**TASK DESCRIPTION**
Beginning with the first line, set down every line through the one containing "pad.plot([9, 9, W", exactly as it appears, but not the pictures.

**PROVIDED DATA**
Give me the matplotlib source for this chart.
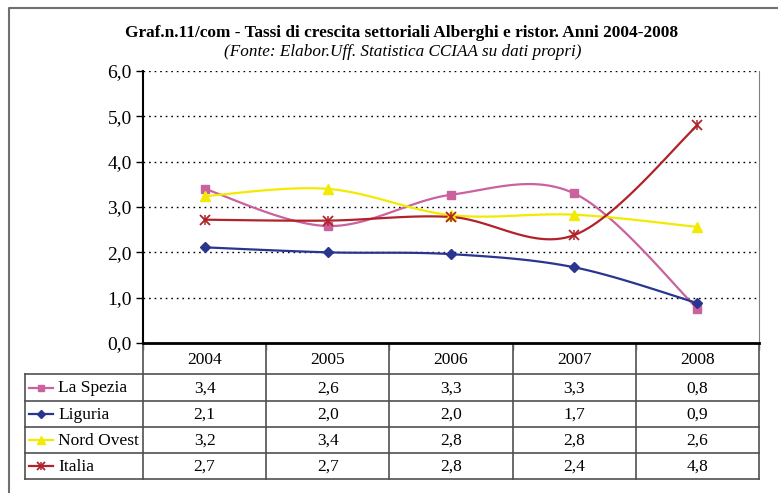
import matplotlib
matplotlib.use('Agg')
import matplotlib.pyplot as plt
import numpy as np

anni = ['2004', '2005', '2006', '2007', '2008']
serie = ['La Spezia', 'Liguria', 'Nord Ovest', 'Italia']
la_spezia = [3.40, 2.58, 3.27, 3.30, 0.76]
liguria = [2.11, 2.00, 1.96, 1.67, 0.88]
nord_ovest = [3.24, 3.40, 2.82, 2.83, 2.56]
italia = [2.72, 2.70, 2.78, 2.38, 4.80]
yticks = [0, 1, 2, 3, 4, 5, 6]

valori = [la_spezia, liguria, nord_ovest, italia]
colori = ['#C9629F', '#2A3590', '#F2EA00', '#B0232A']
marker = ['s', 'D', '^', 'x']
msize = [6, 5, 7, 7]

plt.rcParams['font.family'] = ['Liberation Serif', 'DejaVu Serif']

W, H = 778, 493
fig = plt.figure(figsize=(W / 100, H / 100), dpi=100)

# coordinate in pixel per la parte "tabella" e cornice
pad = fig.add_axes([0, 0, 1, 1])
pad.set_xlim(0, W)
pad.set_ylim(H, 0)
pad.axis('off')

# cornice esterna
pad.plot([9, 9, W + 5], [H + 5, 8, 8], color='#707070', lw=1.5, clip_on=False)

fig.text(402 / W, 1 - 33 / H, 'Graf.n.11/com - Tassi di crescita settoriali Alberghi e ristor. Anni 2004-2008',
         ha='center', va='center', fontsize=12.4, fontweight='bold')
fig.text(403 / W, 1 - 52 / H, '(Fonte: Elabor.Uff. Statistica CCIAA su dati propri)',
         ha='center', va='center', fontsize=12.3, style='italic')

x0, x1, ytop, ybot = 143, 759, 71, 343
ax = fig.add_axes([x0 / W, 1 - ybot / H, (x1 - x0) / W, (ybot - ytop) / H])


def smooth(y, n=30):
    # smoothing tipo Excel (Bezier con tangenti Catmull-Rom)
    x = np.arange(len(y)) + 0.5
    y = np.asarray(y, float)
    px = np.concatenate([[x[0]], x, [x[-1]]])
    py = np.concatenate([[y[0]], y, [y[-1]]])
    xs, ys = [], []
    t = np.linspace(0, 1, n)
    for i in range(len(y) - 1):
        p0 = np.array([x[i], y[i]])
        p3 = np.array([x[i + 1], y[i + 1]])
        p1 = p0 + (np.array([px[i + 2], py[i + 2]]) - np.array([px[i], py[i]])) / 6
        p2 = p3 - (np.array([px[i + 3], py[i + 3]]) - np.array([px[i + 1], py[i + 1]])) / 6
        b = ((1 - t) ** 3)[:, None] * p0 + (3 * (1 - t) ** 2 * t)[:, None] * p1 \
            + (3 * (1 - t) * t ** 2)[:, None] * p2 + (t ** 3)[:, None] * p3
        xs.append(b[:, 0])
        ys.append(b[:, 1])
    return np.concatenate(xs), np.concatenate(ys)


xp = np.arange(len(anni)) + 0.5
for v, c, m, s in zip(valori, colori, marker, msize):
    sx, sy = smooth(v)
    ax.plot(sx, sy, color=c, lw=1.6, zorder=3)
    ax.plot(xp, v, ls='none', marker=m, color=c, ms=s, mew=1.3 if m == 'x' else 1, zorder=4)
    if m == 'x':
        ax.plot(xp, v, ls='none', marker='|', color=c, ms=s, mew=1.1, zorder=4)

ax.set_xlim(0, 5)
ax.set_ylim(0, 6)
ax.set_yticks(yticks)
ax.set_yticklabels([f'{t:.1f}'.replace('.', ',') for t in yticks], fontsize=14)
ax.set_xticks(range(6))
ax.set_xticklabels([])
ax.tick_params(axis='y', direction='out', length=5, width=1, pad=3)
ax.tick_params(axis='x', direction='out', length=5, width=1, color='#606060')
ax.grid(axis='y', color='black', ls=(0, (1.2, 2.8)), lw=1)
ax.spines['top'].set_visible(False)
ax.spines['right'].set_color('#808080')
ax.spines['left'].set_linewidth(1.5)
ax.spines['bottom'].set_linewidth(2)

# tabella dati
righe = [343, 374, 401, 427, 453, 479]
colw = (x1 - x0) / len(anni)
cols = [x0 + i * colw for i in range(len(anni) + 1)]
gray = '#505050'
for yy in righe[1:]:
    pad.plot([25, x1], [yy, yy], color=gray, lw=1.2)
pad.plot([25, 25], [righe[1], righe[-1]], color=gray, lw=1.2)
for xx in cols:
    pad.plot([xx, xx], [righe[0], righe[-1]], color=gray, lw=1.2)
for j, a in enumerate(anni):
    pad.text(cols[j] + colw / 2, (righe[0] + righe[1]) / 2 + 1, a, ha='center', va='center', fontsize=12.5)
for i, (nome, v, c, m, s) in enumerate(zip(serie, valori, colori, marker, msize)):
    yc = (righe[i + 1] + righe[i + 2]) / 2
    pad.plot([29, 53], [yc, yc], color=c, lw=1.6)
    pad.plot([41], [yc], marker=m, color=c, ms=s - 1, mew=1.3 if m == 'x' else 1)
    if m == 'x':
        pad.plot([41], [yc], marker='|', color=c, ms=s - 1, mew=1.1)
    pad.text(58, yc + 1, nome, ha='left', va='center', fontsize=12.5)
    for j in range(len(anni)):
        pad.text(cols[j] + colw / 2, yc + 1, f'{v[j]:.1f}'.replace('.', ','),
                 ha='center', va='center', fontsize=12.5)

fig.savefig('out.png', dpi=100)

**REPLY TO THE TASK**
Give me the matplotlib source for this chart.
import matplotlib
matplotlib.use('Agg')
import matplotlib.pyplot as plt
import numpy as np

anni = ['2004', '2005', '2006', '2007', '2008']
serie = ['La Spezia', 'Liguria', 'Nord Ovest', 'Italia']
la_spezia = [3.40, 2.58, 3.27, 3.30, 0.76]
liguria = [2.11, 2.00, 1.96, 1.67, 0.88]
nord_ovest = [3.24, 3.40, 2.82, 2.83, 2.56]
italia = [2.72, 2.70, 2.78, 2.38, 4.80]
yticks = [0, 1, 2, 3, 4, 5, 6]

valori = [la_spezia, liguria, nord_ovest, italia]
colori = ['#C9629F', '#2A3590', '#F2EA00', '#B0232A']
marker = ['s', 'D', '^', 'x']
msize = [6, 5, 7, 7]

plt.rcParams['font.family'] = ['Liberation Serif', 'DejaVu Serif']

W, H = 778, 493
fig = plt.figure(figsize=(W / 100, H / 100), dpi=100)

# coordinate in pixel per la parte "tabella" e cornice
pad = fig.add_axes([0, 0, 1, 1])
pad.set_xlim(0, W)
pad.set_ylim(H, 0)
pad.axis('off')

# cornice esterna
pad.plot([9, 9, W + 5], [H + 5, 8, 8], color='#707070', lw=1.5, clip_on=False)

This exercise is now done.